Two Nigerian female scientists have bagged the UNESCO-L’Oreal ‘Women in Science Partnership’ award for their contributions to the advancement of scientific knowledge in the country.
The awardees were recognised in the ‘Laureates and fellows’ categories in Paris.
Francisca Okeke, the first female head of department, University of Nigeria, Nsukka bagged the 2013 Laureate award for her significant contributions to the scientific study climate change.
She was the only recipient in that category from Africa and the Arab nations and the third Nigerian Laureate since the UNESCO-L’Oreal partnership was established in 1998.
Four others also got awards in the Laureate category with each representing Europe, Latin America, North America and the Asia Pacific regions.
The second Nigerian award recipient, Eucharia Nwaichi, an environmental bio-chemist from the University of Port Harcourt joined 15 other young scientists in the ‘International Fellows’ category.
Okeke told the News Agency of Nigeria (NAN) that she would continue to encourage women to participate in the development of science and technology in the country.
She noted that cultural challenges were impeding on women’s participation in global innovations, stressing that “even though it is seen as a male dominated field, people like us inspire others”.
Similarly, Nwaichi, who was recognised for her research on “scientific solution to environmental pollution”, stressed the need for increased motivation to support women in the field.

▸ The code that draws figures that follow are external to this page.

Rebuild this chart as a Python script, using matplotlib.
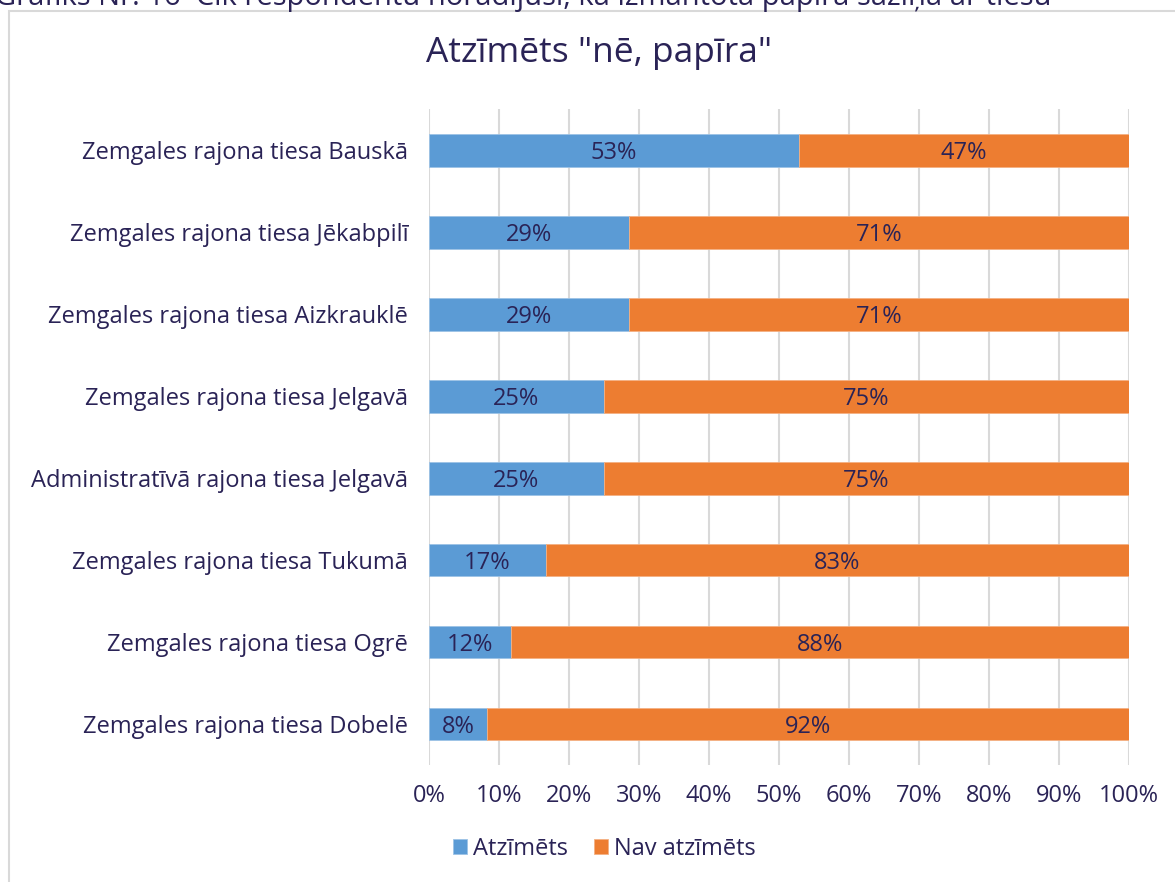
import matplotlib.pyplot as plt
from matplotlib.patches import Rectangle

plt.rcParams['font.family'] = ['Open Sans', 'DejaVu Sans']

# Courts, top to bottom as in the chart
courts = [
    'Zemgales rajona tiesa Bauskā',
    'Zemgales rajona tiesa Jēkabpilī',
    'Zemgales rajona tiesa Aizkrauklē',
    'Zemgales rajona tiesa Jelgavā',
    'Administratīvā rajona tiesa Jelgavā',
    'Zemgales rajona tiesa Tukumā',
    'Zemgales rajona tiesa Ogrē',
    'Zemgales rajona tiesa Dobelē',
]
# Share (%) that marked paper communication
marked = [52.9, 28.6, 28.6, 25.0, 25.0, 16.7, 11.8, 8.3]
not_marked = [47.1, 71.4, 71.4, 75.0, 75.0, 83.3, 88.2, 91.7]

series_names = ['Atzīmēts', 'Nav atzīmēts']
colors = ['#5B9BD5', '#ED7D31']
text_color = '#2A2356'

fig = plt.figure(figsize=(11.75, 8.82), dpi=100)
ax = fig.add_axes([0.365, 0.1327, 0.5957, 0.7433])

# outer chart frame (runs off the right/bottom edge)
fig.patches.append(Rectangle((9 / 1175, -0.05), 1.2, 1 - 11 / 882 + 0.05,
                             transform=fig.transFigure, fill=False,
                             edgecolor='#D9D9D9', linewidth=1.5))

# caption cut off at top of the image
fig.text(-0.004, 1 - 5 / 882,
         'Grafiks Nr. 16  Cik respondentu norādījuši, ka izmantota papīra saziņa ar tiesu',
         fontsize=21, color=text_color, va='baseline', ha='left')

y = list(range(len(courts)))[::-1]
b1 = ax.barh(y, marked, height=0.4, color=colors[0], edgecolor='#9DC3E6',
             linewidth=0.6, label=series_names[0], zorder=3)
b2 = ax.barh(y, not_marked, left=marked, height=0.4, color=colors[1],
             edgecolor='#F4B183', linewidth=0.6, label=series_names[1], zorder=3)

for bars, vals, lefts in [(b1, marked, [0] * len(marked)), (b2, not_marked, marked)]:
    for yy, v, l in zip(y, vals, lefts):
        ax.text(l + v / 2, yy, f'{round(v)}%', ha='center', va='center_baseline',
                fontsize=17, color=text_color, zorder=4)

ax.set_xlim(0, 100)
ax.set_ylim(-0.5, 7.5)
ax.set_xticks(range(0, 101, 10))
ax.set_xticklabels([f'{t}%' for t in range(0, 101, 10)])
ax.set_yticks(y)
ax.set_yticklabels(courts)
ax.tick_params(axis='both', length=0, labelsize=17, labelcolor=text_color)
ax.tick_params(axis='x', pad=14)
ax.tick_params(axis='y', pad=15)
ax.grid(axis='x', color='#D9D9D9', linewidth=1.5, zorder=0)
for s in ax.spines.values():
    s.set_visible(False)

fig.text(0.51, 1 - 53 / 882, 'Atzīmēts "nē, papīra"', ha='center', va='center',
         fontsize=25.5, color=text_color)

leg = fig.legend(handles=[b1, b2], labels=series_names, loc='center',
                 bbox_to_anchor=(0.514, 1 - 849 / 882), ncol=2, frameon=False,
                 fontsize=17, handlelength=0.6, handleheight=0.6,
                 handletextpad=0.25, columnspacing=1.1)
for t in leg.get_texts():
    t.set_color(text_color)

fig.savefig('out.png', dpi=100)
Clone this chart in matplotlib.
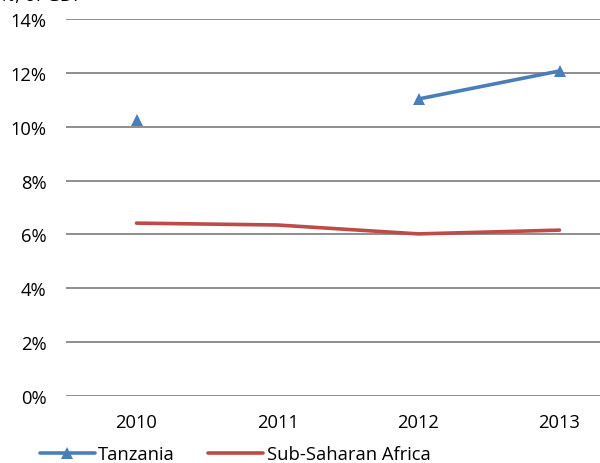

Mariam Katagum, Nigeria’s permanent delegate to UNESCO, said candidates who met the criteria were selected by a jury based on their submitted projects.
“Two important elements are respecting the deadline and also making their submission through the Nigerian National Commission for UNESCO, because that gives it authenticity.
“For us as delegates, as soon as we knew we had possible candidates from Nigeria, we ensured that due process was followed.
“There is no interference as you can see, an international jury determined the outcome”, she said, adding that the recipients had broken the frontiers in the field of science.